In this paranoid yet still somewhat-hopeful age, fiction of the “futuristic thriller” bent take us to places we would perhaps rather not be but which we can’t stop imagining. Unworldly space travel. Technological advancement. End of the world fears. What better way to explore our shared images of the future than through the safety of reading? Here are a few delightful books that have recently been published in this compelling vein:
The Martian by Andy Weir
This wild ride considers what could happen if a Martian wind storm scares a handful of astronauts off the red planet — but they leave one of their own behind, mistakenly believing him dead. Can he survive until eventual rescue, that is, if anybody on earth ever realizes he is alive? The book, truth be told, exercises your powers of credulity, but I think it’s still worth the roller coaster of adventure it takes you on!
The Giver is an older classic by Lois Lowry (1993) made into a promising new movie (August 2014) directed by Phillip Noyce, with screenplay by Michael Mitnick. The book “is the quintessential dystopian novel… Jonas’s world is perfect. Everything is under control. There is no war or fear of pain. There are no choices. Every person is assigned a role in the community. When Jonas turns 12 he is singled out to receive special training from The Giver. The Giver alone holds the memories of the true pain and pleasure of life. Now, it is time for Jonas to receive the truth. There is no turning back.”
I vividly remember the palpable tension as characters considered the risk of making choices against the tyranny in power. Looking forward to the movie!
Annihilation by Jeff Vandermeer. “Area X has been cut off from the rest of the continent for decades. Nature has reclaimed the last vestiges of human civilization, and the government is involved in sending secret missions to explore Area X. The first expedition returned with reports of a pristine, Edenic landscape; all the members of the second expedition committed suicide; the third expedition died in a hail of gunfire as its members turned on one another; the members of the eleventh expedition returned as shadows of their former selves, and within months of their return, all had died of aggressive cancer. Annihilation opens with the twelfth expedition. The group is composed of four women, including our narrator, a biologist. Their mission is to map the terrain and collect specimens; to record all of their observations, scientific and otherwise; and, above all, to avoid succumbing to the unpredictable effects of Area X itself. What they discover shocks them: first, a massive topographic anomaly that does not appear on any map; and second, life forms beyond anything they’re equipped to understand. But it’s the surprises that came across the border with them that change everything—the secrets of the expedition members themselves, including our narrator. What do they really know about Area X—and each other?”

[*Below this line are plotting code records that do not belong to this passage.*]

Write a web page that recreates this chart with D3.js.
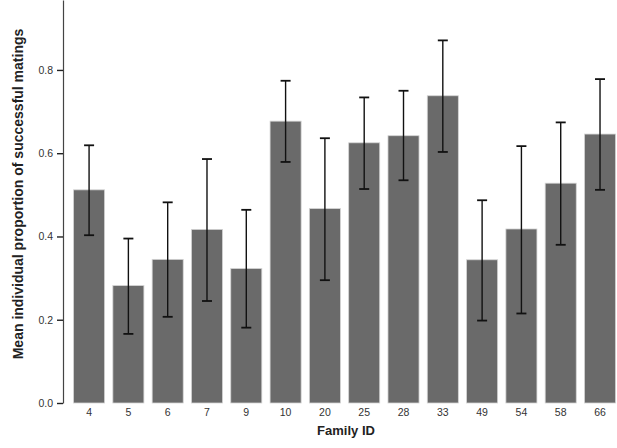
<!DOCTYPE html>
<html lang="en">
<head>
  <meta charset="UTF-8">
  <title>Mean individual proportion of successful matings</title>
  <script src="https://d3js.org/d3.v7.min.js"></script>
  <style>
    body {
      margin: 0;
      background: #fff;
      font-family: "Liberation Sans", Arial, sans-serif;
    }
    svg { display: block; }
  </style>
</head>
<body>
  <svg id="chart" width="617" height="448"></svg>
  <script>
    // Family IDs and mean proportions
    const families = ["4", "5", "6", "7", "9", "10", "20", "25", "28", "33", "49", "54", "58", "66"];
    const means = [0.512, 0.282, 0.345, 0.417, 0.323, 0.677, 0.467, 0.625, 0.642, 0.738, 0.344, 0.418, 0.528, 0.646];
    const errLow = [0.403, 0.166, 0.207, 0.245, 0.181, 0.579, 0.295, 0.514, 0.535, 0.603, 0.198, 0.215, 0.380, 0.512];
    const errHigh = [0.619, 0.395, 0.482, 0.586, 0.464, 0.774, 0.636, 0.734, 0.750, 0.871, 0.487, 0.617, 0.674, 0.778];
    const yTicks = [0.0, 0.2, 0.4, 0.6, 0.8];

    const data = families.map((f, i) => ({ id: f, mean: means[i], lo: errLow[i], hi: errHigh[i] }));

    const svg = d3.select("#chart");
    const axisX = 63, baseY = 403;

    const x = d3.scaleBand()
      .domain(families)
      .range([65.3, 623.8])
      .paddingInner(0.21)
      .paddingOuter(0.21);

    const y = d3.scaleLinear()
      .domain([0, 0.968])
      .range([baseY, 0]);

    // bars
    svg.append("g").selectAll("rect")
      .data(data)
      .join("rect")
      .attr("x", d => x(d.id))
      .attr("y", d => y(d.mean))
      .attr("width", x.bandwidth())
      .attr("height", d => y(0) - y(d.mean))
      .attr("fill", "#6a6a6a")
      .attr("stroke", "#d4d4d4")
      .attr("stroke-width", 0.8);

    // error bars
    const eb = svg.append("g").attr("stroke", "#111").attr("stroke-width", 1.4);
    const cx = d => x(d.id) + x.bandwidth() / 2;
    eb.selectAll("line.v").data(data).join("line").attr("class", "v")
      .attr("x1", cx).attr("x2", cx)
      .attr("y1", d => y(d.lo)).attr("y2", d => y(d.hi));
    eb.selectAll("line.t").data(data).join("line").attr("class", "t")
      .attr("x1", d => cx(d) - 5).attr("x2", d => cx(d) + 5)
      .attr("y1", d => y(d.hi)).attr("y2", d => y(d.hi))
      .attr("stroke-width", 1.8);
    eb.selectAll("line.b").data(data).join("line").attr("class", "b")
      .attr("x1", d => cx(d) - 5).attr("x2", d => cx(d) + 5)
      .attr("y1", d => y(d.lo)).attr("y2", d => y(d.lo))
      .attr("stroke-width", 1.8);

    // y axis
    const yAxis = svg.append("g")
      .attr("transform", `translate(${axisX},0)`)
      .call(d3.axisLeft(y).tickValues(yTicks).tickFormat(d3.format(".1f")).tickSize(6).tickSizeOuter(0));
    yAxis.select(".domain").attr("stroke", "#444").attr("stroke-width", 1.2);
    yAxis.selectAll(".tick line").attr("stroke", "#222").attr("stroke-width", 1.4);
    yAxis.selectAll(".tick text")
      .attr("x", -10)
      .attr("fill", "#333")
      .style("font-family", "'Liberation Sans', Arial, sans-serif")
      .style("font-size", "10.5px");

    // x axis (labels only)
    const xAxis = svg.append("g")
      .attr("transform", `translate(0,${baseY})`)
      .call(d3.axisBottom(x).tickSize(0));
    xAxis.select(".domain").remove();
    xAxis.selectAll(".tick text")
      .attr("y", 6)
      .attr("fill", "#333")
      .style("font-family", "'Liberation Sans', Arial, sans-serif")
      .style("font-size", "10.5px");

    // axis titles
    svg.append("text")
      .attr("x", 346)
      .attr("y", 435)
      .attr("text-anchor", "middle")
      .attr("fill", "#222")
      .style("font-weight", "bold")
      .style("font-size", "13px")
      .text("Family ID");

    svg.append("text")
      .attr("transform", "translate(23,194) rotate(-90)")
      .attr("text-anchor", "middle")
      .attr("fill", "#222")
      .style("font-weight", "bold")
      .style("font-size", "14px")
      .text("Mean individual proportion of successful matings");
  </script>
</body>
</html>
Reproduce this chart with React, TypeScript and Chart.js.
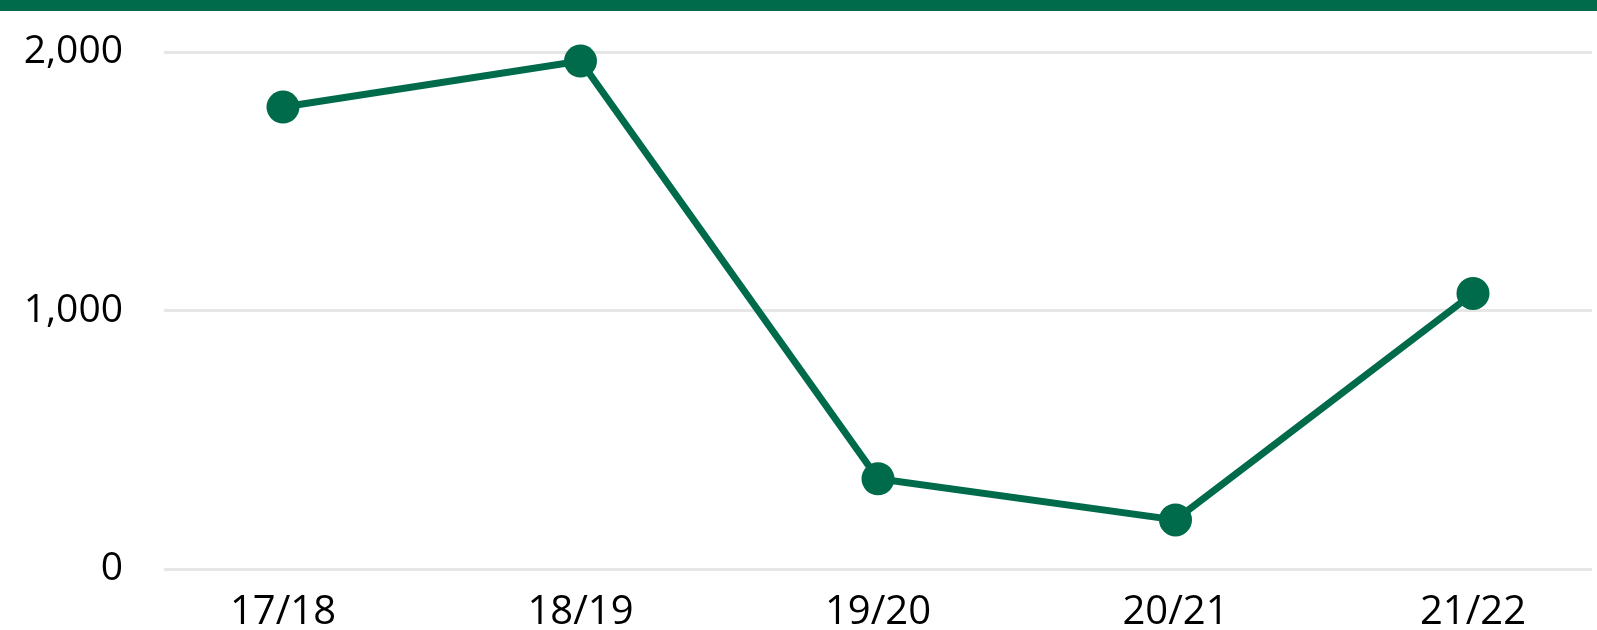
import React, { useEffect, useRef } from "react";
import { Chart, registerables } from "chart.js";

Chart.register(...registerables);

const categories = ["17/18", "18/19", "19/20", "20/21", "21/22"];
const values = [1787, 1965, 349, 190, 1066];
const yTicks = [0, 1000, 2000];

const GREEN = "#006B4A";

export default function App() {
  const ref = useRef<HTMLCanvasElement | null>(null);

  useEffect(() => {
    document.body.style.margin = "0";
    const canvas = ref.current;
    if (!canvas) return;
    const chart = new Chart(canvas, {
      type: "line",
      data: {
        datasets: [
          {
            data: values.map((v, i) => ({ x: i, y: v })),
            borderColor: GREEN,
            backgroundColor: GREEN,
            borderWidth: 7,
            pointRadius: 16.5,
            pointHoverRadius: 16.5,
            pointBackgroundColor: GREEN,
            pointBorderWidth: 0,
            tension: 0,
            clip: false,
          },
        ],
      },
      options: {
        animation: false,
        responsive: false,
        maintainAspectRatio: false,
        events: [],
        layout: { autoPadding: false, padding: { top: 41, right: 5, left: 0, bottom: 0 } },
        plugins: { legend: { display: false }, tooltip: { enabled: false } },
        scales: {
          x: {
            type: "linear",
            min: -0.4,
            max: 4.4,
            afterBuildTicks: (scale: any) => {
              scale.ticks = categories.map((_, i) => ({ value: i }));
            },
            afterFit: (scale: any) => {
              scale.height = 61;
              scale.paddingLeft = 0;
              scale.paddingRight = 0;
            },
            grid: { display: false },
            border: { display: false },
            ticks: {
              color: "#000",
              padding: 12,
              font: { family: "'Open Sans'", size: 40 },
              callback: (v: any) => categories[Number(v)] ?? "",
              maxRotation: 0,
            },
          },
          y: {
            min: yTicks[0],
            max: yTicks[yTicks.length - 1],
            afterBuildTicks: (scale: any) => {
              scale.ticks = yTicks.map((v) => ({ value: v }));
            },
            afterFit: (scale: any) => {
              scale.width = 164;
              scale.paddingTop = 0;
              scale.paddingBottom = 0;
            },
            grid: { color: "#e6e6e6", lineWidth: 3, drawTicks: false },
            border: { display: false },
            ticks: {
              color: "#000",
              padding: 41,
              font: { family: "'Open Sans'", size: 39 },
              callback: (v: any) => Number(v).toLocaleString("en-US"),
            },
          },
        },
      },
    });
    return () => chart.destroy();
  }, []);

  return (
    <div style={{ width: 1597, height: 630, background: "#fff" }}>
      <div style={{ height: 11, background: GREEN }} />
      <canvas ref={ref} width={1597} height={619} style={{ display: "block" }} />
    </div>
  );
}
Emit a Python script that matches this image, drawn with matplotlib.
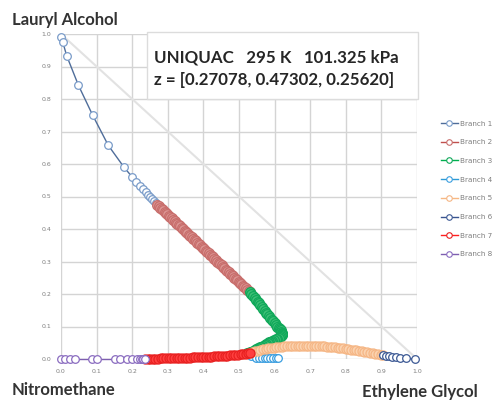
import matplotlib
matplotlib.use("Agg")
import matplotlib.pyplot as plt
from matplotlib.patches import Rectangle
from matplotlib.lines import Line2D

# ---- data (x = Ethylene Glycol, y = Lauryl Alcohol) ----
b1_x = [0.000, 0.005, 0.016, 0.049, 0.089, 0.133, 0.177, 0.200, 0.212, 0.222, 0.230, 0.238, 0.245, 0.251, 0.257, 0.262, 0.267, 0.271]
b1_y = [0.990, 0.975, 0.933, 0.842, 0.750, 0.657, 0.590, 0.560, 0.545, 0.533, 0.523, 0.514, 0.505, 0.498, 0.491, 0.485, 0.479, 0.474]

b2_x = [0.271, 0.275, 0.279, 0.283, 0.287, 0.291, 0.295, 0.299, 0.303, 0.307, 0.311, 0.315, 0.319, 0.323, 0.327, 0.331, 0.335,
        0.339, 0.343, 0.347, 0.351, 0.355, 0.359, 0.363, 0.367, 0.371, 0.375, 0.379, 0.383, 0.387, 0.391, 0.395, 0.399, 0.403,
        0.407, 0.411, 0.415, 0.419, 0.423, 0.427, 0.431, 0.435, 0.439, 0.443, 0.447, 0.451, 0.455, 0.459, 0.463, 0.467, 0.471,
        0.475, 0.479, 0.483, 0.487, 0.491, 0.495, 0.499, 0.503, 0.507, 0.511, 0.515, 0.519, 0.523, 0.527, 0.531]
b2_y = [0.474, 0.470, 0.466, 0.462, 0.457, 0.453, 0.449, 0.445, 0.441, 0.437, 0.433, 0.428, 0.424, 0.420, 0.416, 0.412, 0.408,
        0.404, 0.399, 0.395, 0.391, 0.387, 0.383, 0.379, 0.375, 0.370, 0.366, 0.362, 0.358, 0.354, 0.350, 0.346, 0.342, 0.337,
        0.333, 0.329, 0.325, 0.321, 0.317, 0.313, 0.308, 0.304, 0.300, 0.296, 0.292, 0.288, 0.284, 0.279, 0.275, 0.271, 0.267,
        0.263, 0.259, 0.255, 0.250, 0.246, 0.242, 0.238, 0.234, 0.230, 0.226, 0.221, 0.217, 0.213, 0.209, 0.205]

b3_x = [0.531, 0.535, 0.540, 0.544, 0.548, 0.552, 0.556, 0.560, 0.564, 0.568, 0.572, 0.576, 0.580, 0.584, 0.588, 0.592, 0.596,
        0.600, 0.604, 0.608, 0.611, 0.614, 0.617, 0.619, 0.621, 0.622, 0.622, 0.621, 0.619, 0.616, 0.612, 0.608, 0.603, 0.599,
        0.594, 0.590, 0.585, 0.581, 0.576, 0.572, 0.567, 0.563, 0.558, 0.554, 0.549, 0.545, 0.540, 0.536, 0.531, 0.527, 0.522]
b3_y = [0.205, 0.199, 0.193, 0.187, 0.182, 0.176, 0.171, 0.165, 0.160, 0.154, 0.149, 0.143, 0.138, 0.132, 0.127, 0.121, 0.116,
        0.110, 0.105, 0.100, 0.096, 0.092, 0.088, 0.084, 0.081, 0.078, 0.076, 0.073, 0.071, 0.068, 0.066, 0.063, 0.061, 0.058,
        0.056, 0.053, 0.051, 0.048, 0.046, 0.043, 0.041, 0.038, 0.036, 0.033, 0.031, 0.028, 0.026, 0.023, 0.021, 0.019, 0.017]

b4_x = [0.522, 0.535, 0.548, 0.556, 0.564, 0.572, 0.580, 0.588, 0.596, 0.604, 0.610]
b4_y = [0.017, 0.008, 0.004, 0.004, 0.003, 0.003, 0.003, 0.002, 0.002, 0.002, 0.002]

b5_x = [0.530, 0.5375, 0.545, 0.5525, 0.560, 0.5675, 0.575, 0.5825, 0.590, 0.5975, 0.605, 0.6125, 0.620, 0.6275, 0.635,
        0.6425, 0.650, 0.6575, 0.665, 0.6725, 0.680, 0.6875, 0.695, 0.7025, 0.710, 0.7175, 0.725, 0.7325, 0.740, 0.7475,
        0.755, 0.7625, 0.770, 0.7775, 0.785, 0.7925, 0.800, 0.8075, 0.815, 0.8225, 0.830, 0.8375, 0.845, 0.8525, 0.860,
        0.8675, 0.875, 0.8825, 0.890, 0.8975, 0.905]
b5_y = [0.020, 0.022, 0.024, 0.026, 0.028, 0.030, 0.031, 0.033, 0.034, 0.035, 0.036, 0.037, 0.038, 0.0385, 0.039,
        0.0395, 0.040, 0.0405, 0.041, 0.041, 0.041, 0.041, 0.041, 0.0405, 0.040, 0.040, 0.040, 0.0395, 0.039, 0.038,
        0.037, 0.0365, 0.036, 0.035, 0.034, 0.033, 0.032, 0.0305, 0.029, 0.028, 0.027, 0.0255, 0.024, 0.0225, 0.021,
        0.0195, 0.018, 0.0165, 0.015, 0.0135, 0.012]

b6_x = [0.905, 0.912, 0.920, 0.930, 0.941, 0.952, 0.969, 0.994]
b6_y = [0.012, 0.010, 0.008, 0.007, 0.005, 0.004, 0.002, 0.000]

b7_x = [0.236, 0.243, 0.250, 0.2575, 0.265, 0.2725, 0.280, 0.2875, 0.295, 0.3025, 0.310, 0.3175, 0.325, 0.3325, 0.340,
        0.3475, 0.355, 0.3625, 0.370, 0.3775, 0.385, 0.3925, 0.400, 0.4075, 0.415, 0.4225, 0.430, 0.4375, 0.445, 0.4525,
        0.460, 0.4675, 0.475, 0.4825, 0.490, 0.4975, 0.505, 0.5125, 0.520, 0.525, 0.530]
b7_y = [0.000, 0.0005, 0.001, 0.001, 0.001, 0.0015, 0.002, 0.002, 0.002, 0.0025, 0.003, 0.003, 0.003, 0.0035, 0.004,
        0.004, 0.004, 0.0045, 0.005, 0.0055, 0.006, 0.0065, 0.007, 0.007, 0.007, 0.0075, 0.008, 0.0085, 0.009, 0.0095,
        0.010, 0.0105, 0.011, 0.012, 0.013, 0.0135, 0.014, 0.015, 0.016, 0.017, 0.018]

b8_x = [0.000, 0.011, 0.025, 0.039, 0.086, 0.100, 0.152, 0.166, 0.185, 0.199, 0.213, 0.222, 0.227, 0.231, 0.236]
b8_y = [0.000, 0.000, 0.000, 0.000, 0.000, 0.000, 0.000, 0.000, 0.000, 0.000, 0.000, 0.000, 0.000, 0.000, 0.000]

branch_names = ["Branch 1", "Branch 2", "Branch 3", "Branch 4", "Branch 5", "Branch 6", "Branch 7", "Branch 8"]
tick_vals = [0.0, 0.1, 0.2, 0.3, 0.4, 0.5, 0.6, 0.7, 0.8, 0.9, 1.0]
title_line1 = "UNIQUAC   295 K   101.325 kPa"
title_line2 = "z = [0.27078, 0.47302, 0.25620]"

series = [(b1_x, b1_y), (b2_x, b2_y), (b3_x, b3_y), (b4_x, b4_y),
          (b5_x, b5_y), (b6_x, b6_y), (b7_x, b7_y), (b8_x, b8_y)]
line_colors = ["#4f6d9a", "#c0504d", "#00b050", "#2e9bd6", "#f7b884", "#3a5590", "#ff2020", "#7e5fb0"]
edge_colors = ["#7a9cc9", "#c86e6c", "#10a85a", "#3a9ee0", "#f5b685", "#3d5a95", "#e82020", "#8a6cc0"]
face_colors = ["white", "#dc9694", "#40c078", "white", "#fbd3b0", "white", "#ff4040", "white"]
msizes = [5.5, 7.0, 7.0, 5.5, 6.5, 5.5, 6.5, 5.5]

fig = plt.figure(figsize=(5.01, 4.01), dpi=100)
ax = fig.add_axes([61 / 501, 1 - 359 / 401, 356 / 501, 325 / 401])

ax.set_xlim(0, 1)
ax.set_ylim(0, 1)
ax.set_xticks(tick_vals)
ax.set_yticks(tick_vals)
ax.set_xticklabels([f"{v:.1f}" for v in tick_vals])
ax.set_yticklabels([f"{v:.1f}" for v in tick_vals])
ax.tick_params(labelsize=4.5, colors="#7f7f7f", length=0, pad=7)
ax.grid(True, color="#d4d4d4", linewidth=1.0)
for s in ax.spines.values():
    s.set_visible(False)
ax.set_axisbelow(True)

# diagonal
ax.plot([0, 1], [1, 0], color="#e2e2e2", linewidth=1.5, zorder=1)

# title box
ax.add_patch(Rectangle((0.242, 0.80), 0.760, 0.205, facecolor="white", edgecolor="#dcdcdc",
                       linewidth=1.0, zorder=2, clip_on=False))
ax.text(0.262, 0.929, title_line1, fontsize=12.2, fontweight="bold", family="Lato",
        color="#262626", va="center", ha="left", zorder=3)
ax.text(0.262, 0.858, title_line2, fontsize=12.2, fontweight="bold", family="Lato",
        color="#262626", va="center", ha="left", zorder=3)

handles = []
for i, (xs, ys) in enumerate(series):
    ax.plot(xs, ys, color=line_colors[i], linewidth=1.0, marker="o", markersize=msizes[i],
            markerfacecolor=face_colors[i], markeredgecolor=edge_colors[i],
            markeredgewidth=0.9, zorder=4 + i, clip_on=False)
    handles.append(Line2D([], [], color=line_colors[i], linewidth=1.0, marker="o", markersize=4,
                          markerfacecolor="white", markeredgecolor=edge_colors[i],
                          markeredgewidth=0.8))

fig.legend(handles, branch_names, loc="upper left", bbox_to_anchor=(434 / 501, 1 - 114 / 401),
           frameon=False, fontsize=5.2, labelcolor="#7f7f7f", handlelength=2.4,
           handletextpad=0.3, labelspacing=1.75)

fig.text(12 / 501, 1 - 20 / 401, "Lauryl Alcohol", fontsize=12, fontweight="bold", family="Lato",
         color="#333333", ha="left", va="center")
fig.text(12 / 501, 1 - 390 / 401, "Nitromethane", fontsize=12, fontweight="bold", family="Lato",
         color="#333333", ha="left", va="center")
fig.text(478 / 501, 1 - 392 / 401, "Ethylene Glycol", fontsize=12, fontweight="bold", family="Lato",
         color="#333333", ha="right", va="center")

fig.savefig("out.png", dpi=100)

The Omega Project by Steve Alten. “On the brink of a disaster that could end all human life on earth, tech genius Robert Eisenbraun joins a team of scientists on a mission to Jupiter’s moon Europa to mine a rare ore that would provide for Earth’s long-term energy needs. But as he and the rest of the team train under the Antarctic ice shelf in preparation for the long journey, trouble erupts, and before they embark Eisenbraun is the odd man out, put into cold sleep against his will… When Robert wakes, he finds the ship deserted and not functional. He escapes to the surface of an Earth terribly changed. The plan has gone horribly wrong, but as he adapts to a hostile environment, he realizes that there is still a way to accomplish what his mission had set out to achieve. But he also discovers that he faces a new adversary of the most unlikely sort. For now, his own survival and that of the woman whose love has sustained him in his darkest hours depend on the defeat of a technological colossus partly of his own making.”
Influx by Daniel Suarez. The bestselling author of Daemon — “the cyberthriller against which all others will be measured” according to Publishers Weekly — imagines a world in which decades of technological advances have been suppressed in an effort to prevent disruptive change.
“Are smart phones really humanity’s most significant innovation since the moon landings? Or can something else explain why the bold visions of the 20th century–fusion power, genetic enhancements, artificial intelligence, cures for common disease, extended human life, and a host of other world-changing advances–have remained beyond our grasp? Why has the high-tech future that seemed imminent in the 1960’s failed to arrive?
Perhaps it did arrive…but only for a select few.”